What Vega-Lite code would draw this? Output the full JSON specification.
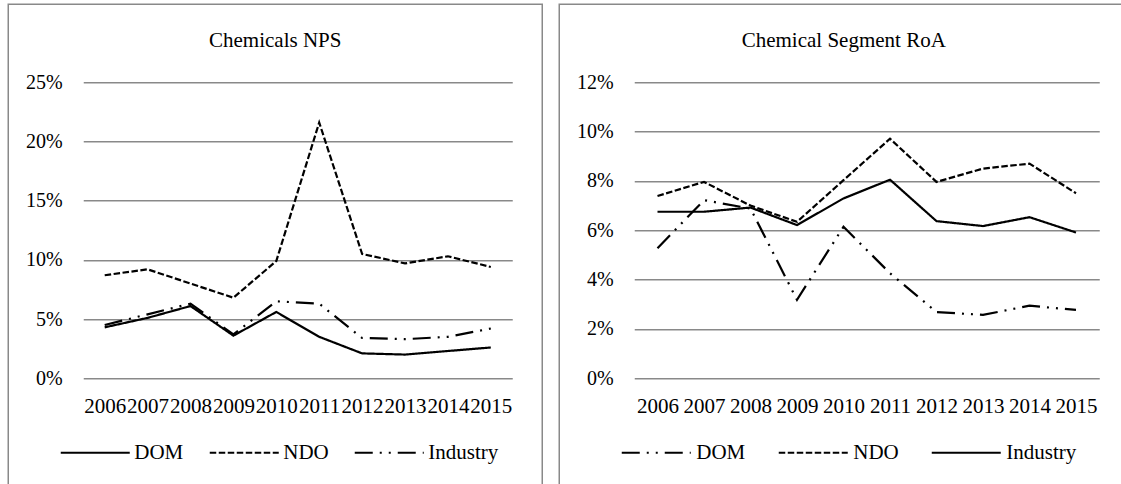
{
  "$schema": "https://vega.github.io/schema/vega-lite/v6.json",
  "padding": {"left": 7.25, "top": 3.25, "right": -8, "bottom": -51},
  "background": "white",
  "spacing": 17,
  "bounds": "flush",
  "resolve": {"scale": {"strokeDash": "independent"}, "legend": {"strokeDash": "independent"}},
  "config": {
    "font": "Liberation Serif",
    "view": {"stroke": "#898989", "strokeWidth": 1.5},
    "axis": {"labelFont": "Liberation Serif", "labelColor": "black", "title": null, "domain": false, "grid": false},
    "legend": {"labelFont": "Liberation Serif", "labelColor": "black"},
    "title": {"font": "Liberation Serif", "fontSize": 21, "fontWeight": "normal", "color": "black", "anchor": "middle", "frame": "group"}
  },
  "datasets": {
    "nps": [
      {"year": 2006, "series": "DOM", "value": 0.043},
      {"year": 2007, "series": "DOM", "value": 0.051},
      {"year": 2008, "series": "DOM", "value": 0.061},
      {"year": 2009, "series": "DOM", "value": 0.036},
      {"year": 2010, "series": "DOM", "value": 0.056},
      {"year": 2011, "series": "DOM", "value": 0.035},
      {"year": 2012, "series": "DOM", "value": 0.021},
      {"year": 2013, "series": "DOM", "value": 0.020},
      {"year": 2014, "series": "DOM", "value": 0.023},
      {"year": 2015, "series": "DOM", "value": 0.026},
      {"year": 2006, "series": "NDO", "value": 0.087},
      {"year": 2007, "series": "NDO", "value": 0.092},
      {"year": 2008, "series": "NDO", "value": 0.080},
      {"year": 2009, "series": "NDO", "value": 0.068},
      {"year": 2010, "series": "NDO", "value": 0.099},
      {"year": 2011, "series": "NDO", "value": 0.216},
      {"year": 2012, "series": "NDO", "value": 0.105},
      {"year": 2013, "series": "NDO", "value": 0.097},
      {"year": 2014, "series": "NDO", "value": 0.103},
      {"year": 2015, "series": "NDO", "value": 0.094},
      {"year": 2006, "series": "Industry", "value": 0.045},
      {"year": 2007, "series": "Industry", "value": 0.054},
      {"year": 2008, "series": "Industry", "value": 0.063},
      {"year": 2009, "series": "Industry", "value": 0.037},
      {"year": 2010, "series": "Industry", "value": 0.065},
      {"year": 2011, "series": "Industry", "value": 0.063},
      {"year": 2012, "series": "Industry", "value": 0.034},
      {"year": 2013, "series": "Industry", "value": 0.033},
      {"year": 2014, "series": "Industry", "value": 0.035},
      {"year": 2015, "series": "Industry", "value": 0.042}
    ],
    "roa": [
      {"year": 2006, "series": "DOM", "value": 0.0527},
      {"year": 2007, "series": "DOM", "value": 0.0722},
      {"year": 2008, "series": "DOM", "value": 0.0688},
      {"year": 2009, "series": "DOM", "value": 0.0318},
      {"year": 2010, "series": "DOM", "value": 0.0614},
      {"year": 2011, "series": "DOM", "value": 0.0426},
      {"year": 2012, "series": "DOM", "value": 0.0268},
      {"year": 2013, "series": "DOM", "value": 0.0257},
      {"year": 2014, "series": "DOM", "value": 0.0294},
      {"year": 2015, "series": "DOM", "value": 0.0277},
      {"year": 2006, "series": "NDO", "value": 0.0739},
      {"year": 2007, "series": "NDO", "value": 0.0796},
      {"year": 2008, "series": "NDO", "value": 0.0700},
      {"year": 2009, "series": "NDO", "value": 0.0634},
      {"year": 2010, "series": "NDO", "value": 0.0803},
      {"year": 2011, "series": "NDO", "value": 0.0971},
      {"year": 2012, "series": "NDO", "value": 0.0796},
      {"year": 2013, "series": "NDO", "value": 0.0850},
      {"year": 2014, "series": "NDO", "value": 0.0870},
      {"year": 2015, "series": "NDO", "value": 0.0750},
      {"year": 2006, "series": "Industry", "value": 0.0675},
      {"year": 2007, "series": "Industry", "value": 0.0675},
      {"year": 2008, "series": "Industry", "value": 0.0692},
      {"year": 2009, "series": "Industry", "value": 0.0621},
      {"year": 2010, "series": "Industry", "value": 0.0729},
      {"year": 2011, "series": "Industry", "value": 0.0805},
      {"year": 2012, "series": "Industry", "value": 0.0637},
      {"year": 2013, "series": "Industry", "value": 0.0617},
      {"year": 2014, "series": "Industry", "value": 0.0653},
      {"year": 2015, "series": "Industry", "value": 0.0591}
    ]
  },
  "hconcat": [
    {
      "width": 534,
      "height": 530,
      "data": {"name": "nps"},
      "title": {"text": "Chemicals NPS", "baseline": "alphabetic", "offset": -64},
      "mark": {"type": "line", "strokeWidth": 2.2, "color": "black", "strokeCap": "butt"},
      "encoding": {
        "x": {
          "field": "year", "type": "quantitative",
          "scale": {"domain": [2003.7517, 2016.1993], "nice": false, "zero": false},
          "axis": {"values": [2006, 2007, 2008, 2009, 2010, 2011, 2012, 2013, 2014, 2015], "format": "d", "ticks": false, "labelPadding": 17, "labelFontSize": 21, "offset": -156, "labelFlush": false, "labelOverlap": false}
        },
        "y": {
          "field": "value", "type": "quantitative",
          "scale": {"domain": [-0.131757, 0.315878], "nice": false, "zero": false},
          "axis": {"values": [0, 0.05, 0.1, 0.15, 0.2, 0.25], "format": ".0%", "ticks": true, "tickSize": 429, "tickColor": "#898989", "tickWidth": 1.5, "offset": -504, "labelPadding": 21, "labelFontSize": 20, "labelFlush": false, "labelOverlap": false}
        },
        "strokeDash": {
          "field": "series", "type": "nominal",
          "scale": {"domain": ["DOM", "NDO", "Industry"], "range": [[1, 0], [6.5, 2.5], [18, 7, 2, 7, 2, 7]]},
          "legend": {"orient": "none", "legendX": 51, "legendY": 412.5, "direction": "horizontal", "title": null, "symbolType": "stroke", "symbolSize": 4761, "symbolStrokeWidth": 2.2, "symbolStrokeColor": "black", "labelFontSize": 21, "labelOffset": 3, "columnPadding": 21, "padding": 0}
        }
      }
    },
    {
      "width": 569,
      "height": 530,
      "data": {"name": "roa"},
      "title": {"text": "Chemical Segment RoA", "baseline": "alphabetic", "offset": -64},
      "mark": {"type": "line", "strokeWidth": 2.2, "color": "black", "strokeCap": "butt"},
      "encoding": {
        "x": {
          "field": "year", "type": "quantitative",
          "scale": {"domain": [2003.8871, 2016.1237], "nice": false, "zero": false},
          "axis": {"values": [2006, 2007, 2008, 2009, 2010, 2011, 2012, 2013, 2014, 2015], "format": "d", "ticks": false, "labelPadding": 17, "labelFontSize": 21, "offset": -156, "labelFlush": false, "labelOverlap": false}
        },
        "y": {
          "field": "value", "type": "quantitative",
          "scale": {"domain": [-0.063243, 0.151622], "nice": false, "zero": false},
          "axis": {"values": [0, 0.02, 0.04, 0.06, 0.08, 0.1, 0.12], "format": ".0%", "ticks": true, "tickSize": 465, "tickColor": "#898989", "tickWidth": 1.5, "offset": -540, "labelPadding": 21, "labelFontSize": 20, "labelFlush": false, "labelOverlap": false}
        },
        "strokeDash": {
          "field": "series", "type": "nominal",
          "scale": {"domain": ["DOM", "NDO", "Industry"], "range": [[18, 7, 2, 7, 2, 7], [6.5, 2.5], [1, 0]]},
          "legend": {"orient": "none", "legendX": 61, "legendY": 412.5, "direction": "horizontal", "title": null, "symbolType": "stroke", "symbolSize": 4761, "symbolStrokeWidth": 2.2, "symbolStrokeColor": "black", "labelFontSize": 21, "labelOffset": 4, "columnPadding": 28, "padding": 0}
        }
      }
    }
  ]
}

•••••

- _WHAT TO WORK ON_
Make an exact copy of all the material, but keep the pictures out of it.

- _RESULT OF THE TASK_
What Vega-Lite code would draw this? Output the full JSON specification.
{
  "$schema": "https://vega.github.io/schema/vega-lite/v6.json",
  "padding": {"left": 7.25, "top": 3.25, "right": -8, "bottom": -51},
  "background": "white",
  "spacing": 17,
  "bounds": "flush",
  "resolve": {"scale": {"strokeDash": "independent"}, "legend": {"strokeDash": "independent"}},
  "config": {
    "font": "Liberation Serif",
    "view": {"stroke": "#898989", "strokeWidth": 1.5},
    "axis": {"labelFont": "Liberation Serif", "labelColor": "black", "title": null, "domain": false, "grid": false},
    "legend": {"labelFont": "Liberation Serif", "labelColor": "black"},
    "title": {"font": "Liberation Serif", "fontSize": 21, "fontWeight": "normal", "color": "black", "anchor": "middle", "frame": "group"}
  },
  "datasets": {
    "nps": [
      {"year": 2006, "series": "DOM", "value": 0.043},
      {"year": 2007, "series": "DOM", "value": 0.051},
      {"year": 2008, "series": "DOM", "value": 0.061},
      {"year": 2009, "series": "DOM", "value": 0.036},
      {"year": 2010, "series": "DOM", "value": 0.056},
      {"year": 2011, "series": "DOM", "value": 0.035},
      {"year": 2012, "series": "DOM", "value": 0.021},
      {"year": 2013, "series": "DOM", "value": 0.020},
      {"year": 2014, "series": "DOM", "value": 0.023},
      {"year": 2015, "series": "DOM", "value": 0.026},
      {"year": 2006, "series": "NDO", "value": 0.087},
      {"year": 2007, "series": "NDO", "value": 0.092},
      {"year": 2008, "series": "NDO", "value": 0.080},
      {"year": 2009, "series": "NDO", "value": 0.068},
      {"year": 2010, "series": "NDO", "value": 0.099},
      {"year": 2011, "series": "NDO", "value": 0.216},
      {"year": 2012, "series": "NDO", "value": 0.105},
      {"year": 2013, "series": "NDO", "value": 0.097},
      {"year": 2014, "series": "NDO", "value": 0.103},
      {"year": 2015, "series": "NDO", "value": 0.094},
      {"year": 2006, "series": "Industry", "value": 0.045},
      {"year": 2007, "series": "Industry", "value": 0.054},
      {"year": 2008, "series": "Industry", "value": 0.063},
      {"year": 2009, "series": "Industry", "value": 0.037},
      {"year": 2010, "series": "Industry", "value": 0.065},
      {"year": 2011, "series": "Industry", "value": 0.063},
      {"year": 2012, "series": "Industry", "value": 0.034},
      {"year": 2013, "series": "Industry", "value": 0.033},
      {"year": 2014, "series": "Industry", "value": 0.035},
      {"year": 2015, "series": "Industry", "value": 0.042}
    ],
    "roa": [
      {"year": 2006, "series": "DOM", "value": 0.0527},
      {"year": 2007, "series": "DOM", "value": 0.0722},
      {"year": 2008, "series": "DOM", "value": 0.0688},
      {"year": 2009, "series": "DOM", "value": 0.0318},
      {"year": 2010, "series": "DOM", "value": 0.0614},
      {"year": 2011, "series": "DOM", "value": 0.0426},
      {"year": 2012, "series": "DOM", "value": 0.0268},
      {"year": 2013, "series": "DOM", "value": 0.0257},
      {"year": 2014, "series": "DOM", "value": 0.0294},
      {"year": 2015, "series": "DOM", "value": 0.0277},
      {"year": 2006, "series": "NDO", "value": 0.0739},
      {"year": 2007, "series": "NDO", "value": 0.0796},
      {"year": 2008, "series": "NDO", "value": 0.0700},
      {"year": 2009, "series": "NDO", "value": 0.0634},
      {"year": 2010, "series": "NDO", "value": 0.0803},
      {"year": 2011, "series": "NDO", "value": 0.0971},
      {"year": 2012, "series": "NDO", "value": 0.0796},
      {"year": 2013, "series": "NDO", "value": 0.0850},
      {"year": 2014, "series": "NDO", "value": 0.0870},
      {"year": 2015, "series": "NDO", "value": 0.0750},
      {"year": 2006, "series": "Industry", "value": 0.0675},
      {"year": 2007, "series": "Industry", "value": 0.0675},
      {"year": 2008, "series": "Industry", "value": 0.0692},
      {"year": 2009, "series": "Industry", "value": 0.0621},
      {"year": 2010, "series": "Industry", "value": 0.0729},
      {"year": 2011, "series": "Industry", "value": 0.0805},
      {"year": 2012, "series": "Industry", "value": 0.0637},
      {"year": 2013, "series": "Industry", "value": 0.0617},
      {"year": 2014, "series": "Industry", "value": 0.0653},
      {"year": 2015, "series": "Industry", "value": 0.0591}
    ]
  },
  "hconcat": [
    {
      "width": 534,
      "height": 530,
      "data": {"name": "nps"},
      "title": {"text": "Chemicals NPS", "baseline": "alphabetic", "offset": -64},
      "mark": {"type": "line", "strokeWidth": 2.2, "color": "black", "strokeCap": "butt"},
      "encoding": {
        "x": {
          "field": "year", "type": "quantitative",
          "scale": {"domain": [2003.7517, 2016.1993], "nice": false, "zero": false},
          "axis": {"values": [2006, 2007, 2008, 2009, 2010, 2011, 2012, 2013, 2014, 2015], "format": "d", "ticks": false, "labelPadding": 17, "labelFontSize": 21, "offset": -156, "labelFlush": false, "labelOverlap": false}
        },
        "y": {
          "field": "value", "type": "quantitative",
          "scale": {"domain": [-0.131757, 0.315878], "nice": false, "zero": false},
          "axis": {"values": [0, 0.05, 0.1, 0.15, 0.2, 0.25], "format": ".0%", "ticks": true, "tickSize": 429, "tickColor": "#898989", "tickWidth": 1.5, "offset": -504, "labelPadding": 21, "labelFontSize": 20, "labelFlush": false, "labelOverlap": false}
        },
        "strokeDash": {
          "field": "series", "type": "nominal",
          "scale": {"domain": ["DOM", "NDO", "Industry"], "range": [[1, 0], [6.5, 2.5], [18, 7, 2, 7, 2, 7]]},
          "legend": {"orient": "none", "legendX": 51, "legendY": 412.5, "direction": "horizontal", "title": null, "symbolType": "stroke", "symbolSize": 4761, "symbolStrokeWidth": 2.2, "symbolStrokeColor": "black", "labelFontSize": 21, "labelOffset": 3, "columnPadding": 21, "padding": 0}
        }
      }
    },
    {
      "width": 569,
      "height": 530,
      "data": {"name": "roa"},
      "title": {"text": "Chemical Segment RoA", "baseline": "alphabetic", "offset": -64},
      "mark": {"type": "line", "strokeWidth": 2.2, "color": "black", "strokeCap": "butt"},
      "encoding": {
        "x": {
          "field": "year", "type": "quantitative",
          "scale": {"domain": [2003.8871, 2016.1237], "nice": false, "zero": false},
          "axis": {"values": [2006, 2007, 2008, 2009, 2010, 2011, 2012, 2013, 2014, 2015], "format": "d", "ticks": false, "labelPadding": 17, "labelFontSize": 21, "offset": -156, "labelFlush": false, "labelOverlap": false}
        },
        "y": {
          "field": "value", "type": "quantitative",
          "scale": {"domain": [-0.063243, 0.151622], "nice": false, "zero": false},
          "axis": {"values": [0, 0.02, 0.04, 0.06, 0.08, 0.1, 0.12], "format": ".0%", "ticks": true, "tickSize": 465, "tickColor": "#898989", "tickWidth": 1.5, "offset": -540, "labelPadding": 21, "labelFontSize": 20, "labelFlush": false, "labelOverlap": false}
        },
        "strokeDash": {
          "field": "series", "type": "nominal",
          "scale": {"domain": ["DOM", "NDO", "Industry"], "range": [[18, 7, 2, 7, 2, 7], [6.5, 2.5], [1, 0]]},
          "legend": {"orient": "none", "legendX": 61, "legendY": 412.5, "direction": "horizontal", "title": null, "symbolType": "stroke", "symbolSize": 4761, "symbolStrokeWidth": 2.2, "symbolStrokeColor": "black", "labelFontSize": 21, "labelOffset": 4, "columnPadding": 28, "padding": 0}
        }
      }
    }
  ]
}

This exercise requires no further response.